To mark the new chapter, the charity has returned to its original name of RNID, after research found that it was more loved and better recognised by the general public.
Alongside the new name, a refreshed visual identity has been designed by London-based agency SomeOne, in collaboration with brand consultant Dan Dufour and the charity’s in-house design team.
“We might be over a century old, but it doesn’t mean we’re stuffy and formal, in fact quite the opposite,” says RNID’s head of brand, Cheryl Hughes. “We want to show people that we are dynamic and responsive, and inspire the belief that together we can create a fully inclusive society.”
At the heart of the rebrand is a new word mark that resembles a smiley face, a muted colour palette of pinks and greens that avoids the charity branding cliché of primary colours, and a set of ten of playful speech bubbles that feature across its communications.
New photography and illustrations were commissioned to reflect the full range of people supported by the charity, including those with cochlear implants and hearing aids.

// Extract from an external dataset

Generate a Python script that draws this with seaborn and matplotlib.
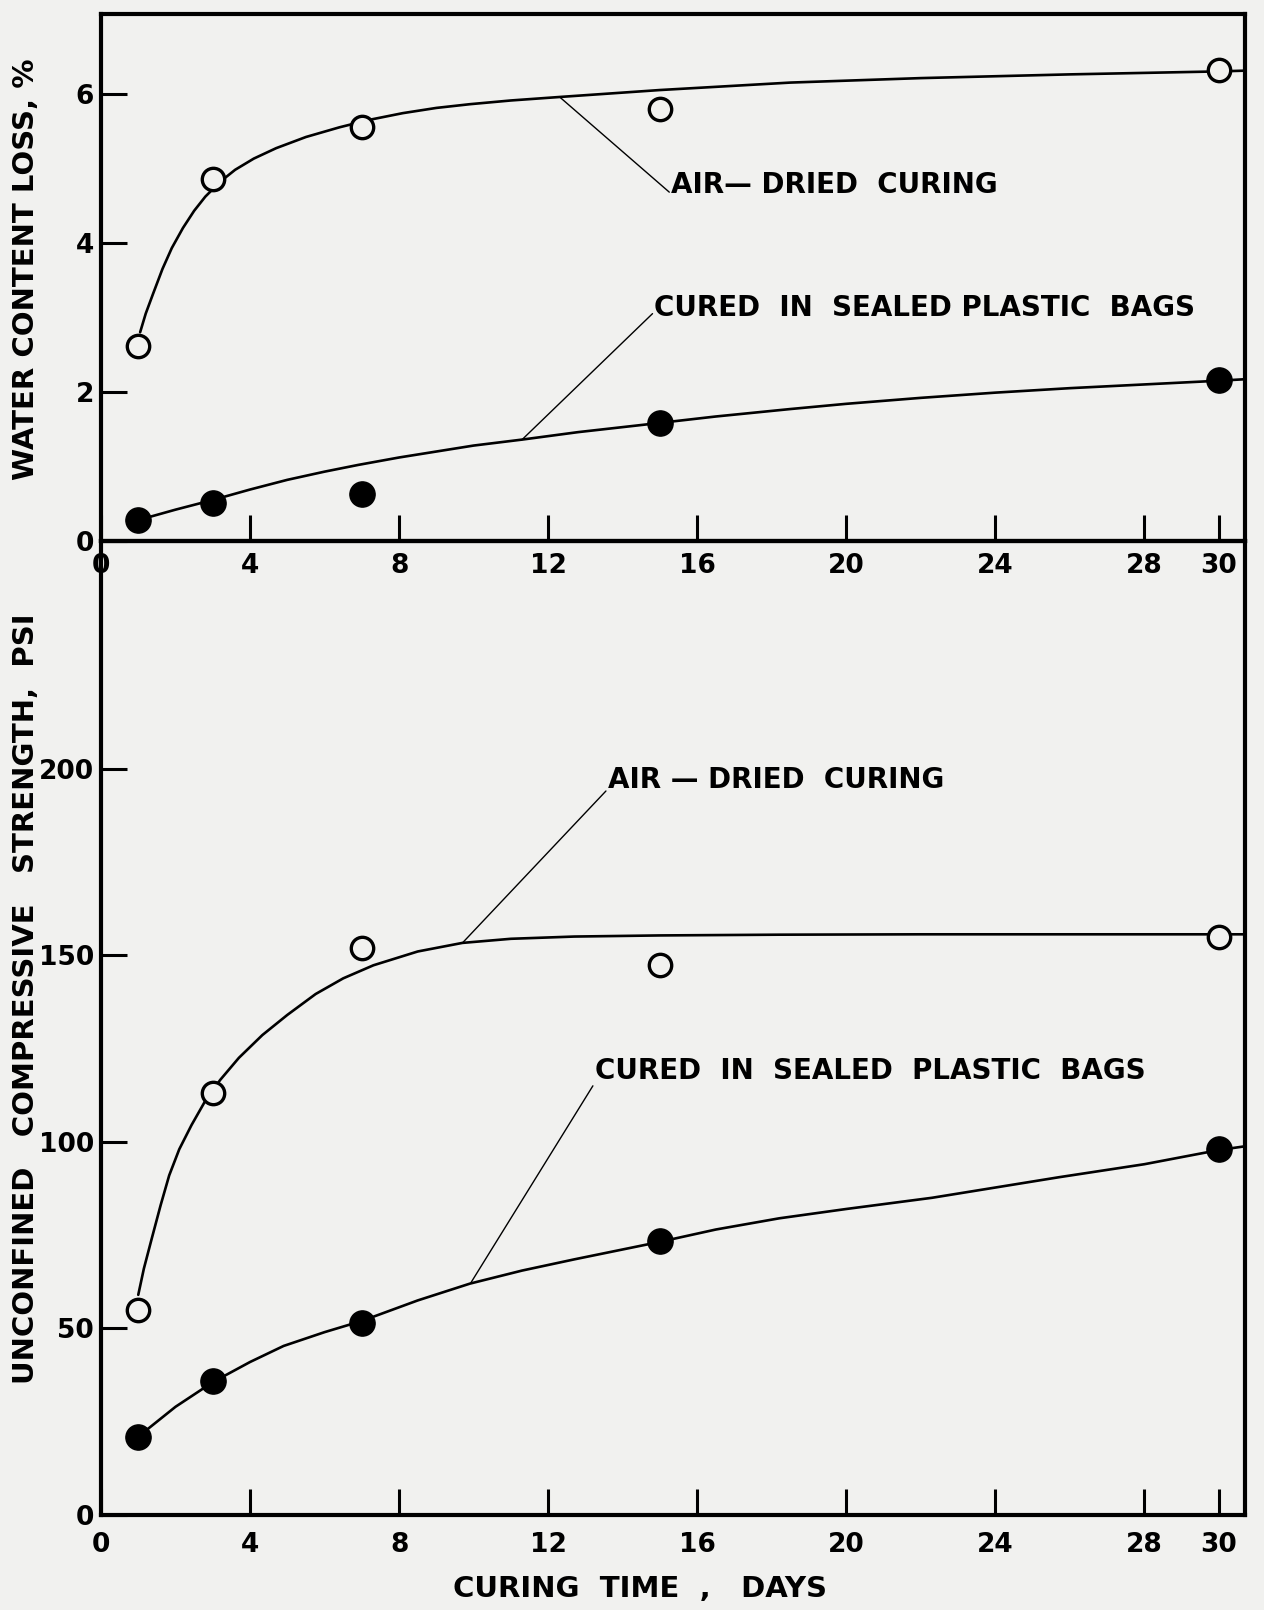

Meanwhile, a more conversational tone of voice has been introduced, with the guidelines published on RNID’s website to encourage the charity’s community to help shape the language it uses.
RNID digital director Michael Wilkinson, says: “Culture and language is constantly evolving and we want to make sure we reflect that in the way we speak as a brand. That’s why we’re going to be publishing our tone of voice publicly and inviting people to help shape its future direction.”